By a partisan vote of 241-173, the U.S. House of Representatives adopted legislation last Friday prohibiting FCC regulation of broadband Internet access rates. The law would thus limit the effects of the FCC’s 2015 Open Internet Order, which classified broadband as a Title II telecommunications service. Introduced by Rep. Adam Kinzinger (R-IL), the No Rate Regulation of Broadband Internet Access Act (H.R. 2666) now moves to the Senate for potential passage. That would put the measure on the desk of President Obama, who has threatened a veto.
H.R. 2666 would essentially codify assurances by FCC Chairman Tom Wheeler that the FCC would use its forbearance authority to refrain from imposing on fixed and wireless ISPs pricing and other restrictions that apply to Title II common carriers. Democrats claim, however, that the measure will diminish FCC authority to protect consumers by barring “after the fact” regulation of broadband rates through enforcement or other proceedings. An amendment, offered by Rep.
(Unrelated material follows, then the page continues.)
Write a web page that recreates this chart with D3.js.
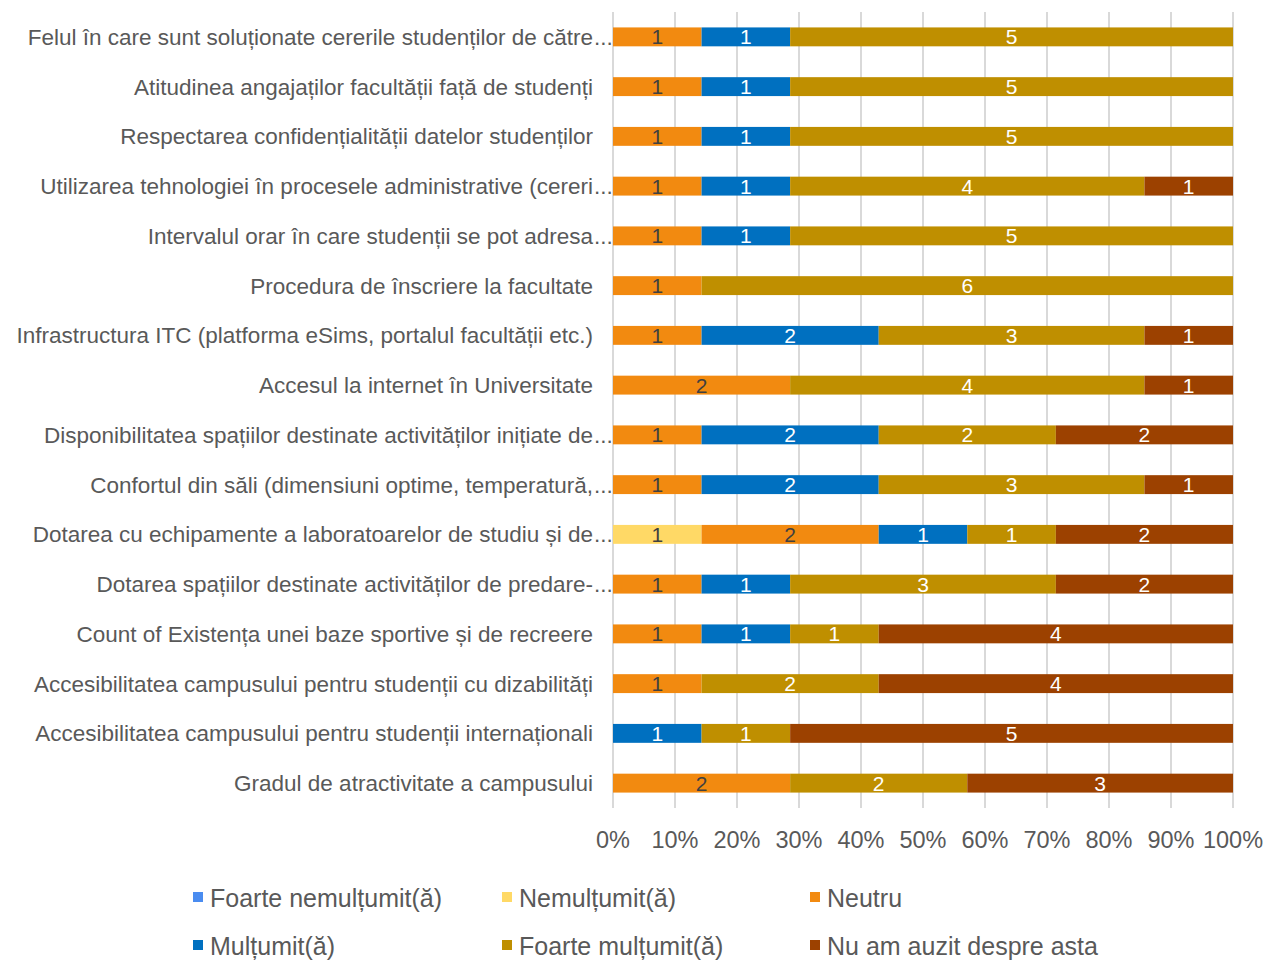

Jerry McNerney (D-CA), which would have preserved the FCC’s jurisdiction to act “in the public interest, convenience and necessity” with respect to broadband rates was defeated by a vote of 173-231. Commenting on that amendment, House Communications & Technology Subcommittee Chairman Greg Walden (R-OR) remarked during floor debate that the term “public interest, convenience and necessity” is “so broad you can drive a rate regulation truck back through it.” However, as ranking subcommittee member Anna Eshoo maintained that the bill “in its broadness is an attack on consumers,” ranking House Energy & Commerce Committee member Frank Pallone (D-NJ) spoke for Democratic opponents in proclaiming: “we cannot support a bill that prevents the [FCC] from acting in the interest of the public.”
Walden denied that the goal of the bill is to “gut” the FCC’s Open Internet rules, as FCC Commissioner Ajit Pai joined industry executives in applauding the House vote. Characterizing H.R. 2666 as “common sense legislation,” Pai told reporters that the measure merely “codifies what President Obama told the FCC to do in 2014 and what Chairman Wheeler promised to do in 2015.” As Jot Carpenter, the vice president of government affairs for wireless association CTIA, observed “there is broad agreement that 20th century-style regulation is unnecessary in the highly competitive market for wireless broadband,” American Cable Association President Matthew Polka voiced hope that “the Senate will soon pass this bill, and the White House will likewise see the wisdom in signing it into law.”